-I have an exciting, stressful job most people couldn't imagine doing.
-I am artistic and I have a need to create things. To me, there's nothing quite as satisfying. This manifests itself in several forms.
-I am, in fact, taller than you when you're wearing heels. I had no idea how important this is to you ladies until I joined this site.
-I am sometimes wrong. So are you. But I'm not stubborn. Let's discuss our disagreements like adults.
-I have grown up more in the past year than any other two in my life. Sometimes disappointment is a blessing.
-I am obsessed with music. I play guitar, I write songs, and I want to be in a band again.
-As of April 2013, I am in training for the Detroit Marathon.

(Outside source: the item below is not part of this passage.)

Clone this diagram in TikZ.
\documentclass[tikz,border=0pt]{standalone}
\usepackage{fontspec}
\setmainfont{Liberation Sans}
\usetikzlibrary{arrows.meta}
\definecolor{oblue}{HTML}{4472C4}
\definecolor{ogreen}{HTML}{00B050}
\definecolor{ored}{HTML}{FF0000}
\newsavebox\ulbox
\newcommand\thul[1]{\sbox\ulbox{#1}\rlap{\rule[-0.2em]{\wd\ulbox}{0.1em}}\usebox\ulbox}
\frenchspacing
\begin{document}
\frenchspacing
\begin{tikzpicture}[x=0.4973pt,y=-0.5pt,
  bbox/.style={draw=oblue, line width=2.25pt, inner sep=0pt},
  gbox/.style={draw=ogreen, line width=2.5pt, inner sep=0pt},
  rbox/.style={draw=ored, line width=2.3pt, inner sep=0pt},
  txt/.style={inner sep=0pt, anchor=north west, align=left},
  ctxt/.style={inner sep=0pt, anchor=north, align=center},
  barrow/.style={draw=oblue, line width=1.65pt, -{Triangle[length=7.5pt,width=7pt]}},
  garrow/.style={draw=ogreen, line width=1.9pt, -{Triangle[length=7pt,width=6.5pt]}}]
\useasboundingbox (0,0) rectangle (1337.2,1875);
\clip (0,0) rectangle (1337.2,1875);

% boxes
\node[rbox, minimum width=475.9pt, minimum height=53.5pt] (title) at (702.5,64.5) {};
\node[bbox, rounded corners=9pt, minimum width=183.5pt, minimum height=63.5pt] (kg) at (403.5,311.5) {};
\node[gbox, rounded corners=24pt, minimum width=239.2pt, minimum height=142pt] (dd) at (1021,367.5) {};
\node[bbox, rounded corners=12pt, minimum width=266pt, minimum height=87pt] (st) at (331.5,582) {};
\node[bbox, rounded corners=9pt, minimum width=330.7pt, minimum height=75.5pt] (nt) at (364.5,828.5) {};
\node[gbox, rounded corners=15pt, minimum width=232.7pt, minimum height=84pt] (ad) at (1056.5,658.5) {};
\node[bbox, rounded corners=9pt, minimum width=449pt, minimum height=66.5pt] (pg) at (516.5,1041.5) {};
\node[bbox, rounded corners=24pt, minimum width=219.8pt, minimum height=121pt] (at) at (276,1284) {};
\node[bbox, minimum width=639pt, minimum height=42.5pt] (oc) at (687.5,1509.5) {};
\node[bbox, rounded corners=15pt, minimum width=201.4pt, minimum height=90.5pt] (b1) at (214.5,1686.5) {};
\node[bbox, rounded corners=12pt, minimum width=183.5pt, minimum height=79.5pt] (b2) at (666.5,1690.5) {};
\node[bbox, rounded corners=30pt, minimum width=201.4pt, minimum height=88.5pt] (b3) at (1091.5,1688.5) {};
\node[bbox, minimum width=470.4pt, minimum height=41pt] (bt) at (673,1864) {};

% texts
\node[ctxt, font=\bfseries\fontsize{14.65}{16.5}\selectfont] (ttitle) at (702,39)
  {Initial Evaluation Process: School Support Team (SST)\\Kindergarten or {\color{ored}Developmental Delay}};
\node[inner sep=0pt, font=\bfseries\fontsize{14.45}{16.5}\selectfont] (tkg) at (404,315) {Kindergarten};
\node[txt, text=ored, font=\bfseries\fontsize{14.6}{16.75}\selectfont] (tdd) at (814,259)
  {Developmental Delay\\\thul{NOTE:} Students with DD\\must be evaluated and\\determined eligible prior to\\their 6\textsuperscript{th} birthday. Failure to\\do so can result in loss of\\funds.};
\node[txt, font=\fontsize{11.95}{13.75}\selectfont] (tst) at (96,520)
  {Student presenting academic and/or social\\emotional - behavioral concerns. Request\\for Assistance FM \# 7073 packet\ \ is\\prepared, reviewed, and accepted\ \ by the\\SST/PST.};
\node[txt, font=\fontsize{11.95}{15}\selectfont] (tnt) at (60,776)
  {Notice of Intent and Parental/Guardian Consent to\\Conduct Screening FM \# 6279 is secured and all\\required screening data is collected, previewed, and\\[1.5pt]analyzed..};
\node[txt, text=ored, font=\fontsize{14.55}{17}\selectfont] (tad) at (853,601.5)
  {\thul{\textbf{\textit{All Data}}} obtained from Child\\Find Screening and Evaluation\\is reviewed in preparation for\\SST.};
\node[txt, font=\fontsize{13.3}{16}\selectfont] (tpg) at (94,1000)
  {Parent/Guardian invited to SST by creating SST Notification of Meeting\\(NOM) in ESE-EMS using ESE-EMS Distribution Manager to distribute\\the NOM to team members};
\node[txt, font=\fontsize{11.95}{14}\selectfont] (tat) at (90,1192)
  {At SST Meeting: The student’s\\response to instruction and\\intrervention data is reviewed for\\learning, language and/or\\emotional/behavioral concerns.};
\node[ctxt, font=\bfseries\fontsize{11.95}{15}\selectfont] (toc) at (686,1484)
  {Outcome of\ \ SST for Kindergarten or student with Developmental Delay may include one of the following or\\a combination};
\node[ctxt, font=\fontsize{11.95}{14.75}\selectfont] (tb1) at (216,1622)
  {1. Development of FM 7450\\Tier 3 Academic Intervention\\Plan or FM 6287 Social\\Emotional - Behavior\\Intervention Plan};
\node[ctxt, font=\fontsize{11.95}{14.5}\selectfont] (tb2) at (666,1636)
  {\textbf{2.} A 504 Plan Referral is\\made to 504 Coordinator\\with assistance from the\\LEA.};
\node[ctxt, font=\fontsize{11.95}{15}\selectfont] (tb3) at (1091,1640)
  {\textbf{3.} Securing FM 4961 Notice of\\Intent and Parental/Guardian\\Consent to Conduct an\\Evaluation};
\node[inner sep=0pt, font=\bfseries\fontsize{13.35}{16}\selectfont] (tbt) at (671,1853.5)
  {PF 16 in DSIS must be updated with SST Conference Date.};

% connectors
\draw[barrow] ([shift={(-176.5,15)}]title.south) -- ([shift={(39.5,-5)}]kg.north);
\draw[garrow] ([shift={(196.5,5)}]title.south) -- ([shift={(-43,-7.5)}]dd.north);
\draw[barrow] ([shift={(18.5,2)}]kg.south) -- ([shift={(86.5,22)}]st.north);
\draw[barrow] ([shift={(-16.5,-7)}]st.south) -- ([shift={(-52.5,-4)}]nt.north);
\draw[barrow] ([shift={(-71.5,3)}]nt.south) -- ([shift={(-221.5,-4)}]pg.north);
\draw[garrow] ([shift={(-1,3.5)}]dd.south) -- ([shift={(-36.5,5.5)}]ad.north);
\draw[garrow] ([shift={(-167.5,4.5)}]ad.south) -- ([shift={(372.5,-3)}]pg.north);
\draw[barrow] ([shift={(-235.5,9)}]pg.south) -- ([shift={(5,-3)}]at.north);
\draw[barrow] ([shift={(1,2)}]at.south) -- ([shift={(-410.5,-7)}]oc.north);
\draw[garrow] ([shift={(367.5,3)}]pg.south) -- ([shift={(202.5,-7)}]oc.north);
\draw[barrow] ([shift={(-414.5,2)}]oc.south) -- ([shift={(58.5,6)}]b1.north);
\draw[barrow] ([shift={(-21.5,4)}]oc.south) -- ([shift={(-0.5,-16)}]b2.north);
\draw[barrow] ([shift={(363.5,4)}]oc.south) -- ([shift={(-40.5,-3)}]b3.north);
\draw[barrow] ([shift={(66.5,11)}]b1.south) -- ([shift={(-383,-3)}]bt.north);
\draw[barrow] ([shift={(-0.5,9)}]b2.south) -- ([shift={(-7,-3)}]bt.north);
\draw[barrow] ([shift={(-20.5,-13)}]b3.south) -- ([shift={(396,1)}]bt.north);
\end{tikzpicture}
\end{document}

Anyone I date will need to understand the demands that places on my time. If you're a runner, all the better!
-I'm not one of the self-proclaimed "nice guys", i.e. I don't think you owe me sex after 3-5 dates just because I've behaved myself to that point. If you're not EXCITED about me, I'd prefer you keep your clothes on.
-I do, however, think of myself as a quality guy because doing the right thing is important to me, and that's no bull.

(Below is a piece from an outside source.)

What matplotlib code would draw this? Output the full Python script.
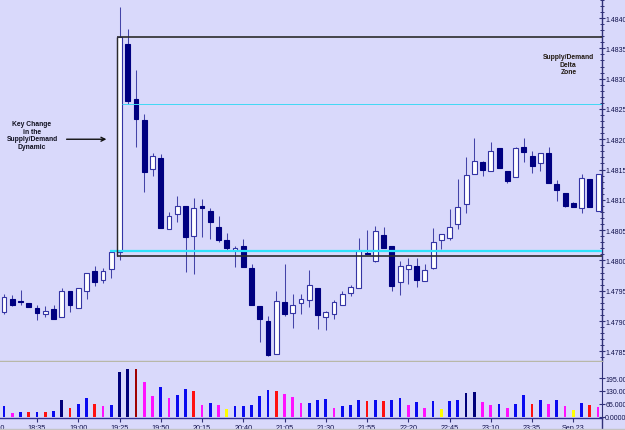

-I have a dry, sarcastic sense of humor. I think I'm funny. I get some laughs at work.
-I once drove to Pittsburgh to see a band I could have seen locally that same weekend. Road trips rule.
-I'm a boob man. Don't kill the messenger, it's just how I was programmed.
-I would rather pay more at a small, local business than save money at a giant national chain. I would simply rather not be part of the problem we all perpetuate each time we step inside a Wal-Mart.
-I am not a morning person. Don't take it personally.
-I don't sit and wait for a better parking spot to open up. I walk.
-I'm not rich, I'm not poor, and I don't obsess over money. I save up for what I want. Credit cards are a last resort.
-I don't necessarily think the book was better than the movie. But it usually is.
-I won spelling bees as a kid. I apologize in advance for correcting you.
-I cook quite well. It's fun.
-Yes, I play fantasy football. You have your guilty pleasures, too.
-I once bought a co-worker an apology card because I boxed-in her car in the parking garage.
-I am turned off by organized religion, but I don't mind spirituality. (If you're looking for a man who's "dedicated his life to Jesus", that's not me, but I wish you the best.)
-I am terrible at lying. Even worse than Walter White. If you get the reference, we should be friends.
-I don't do drama. At all. Ever.
-I pride myself on being a good listener. However...
-...I didn't catch much of what you said during the Michigan game.
-I don't need to constantly be told how great I am. My family has that covered. Help me become a better man.
-I am snobby about two things: grammar and music.
-I have zero expectations for this. I will treat any successful relationship born here as a happy accident.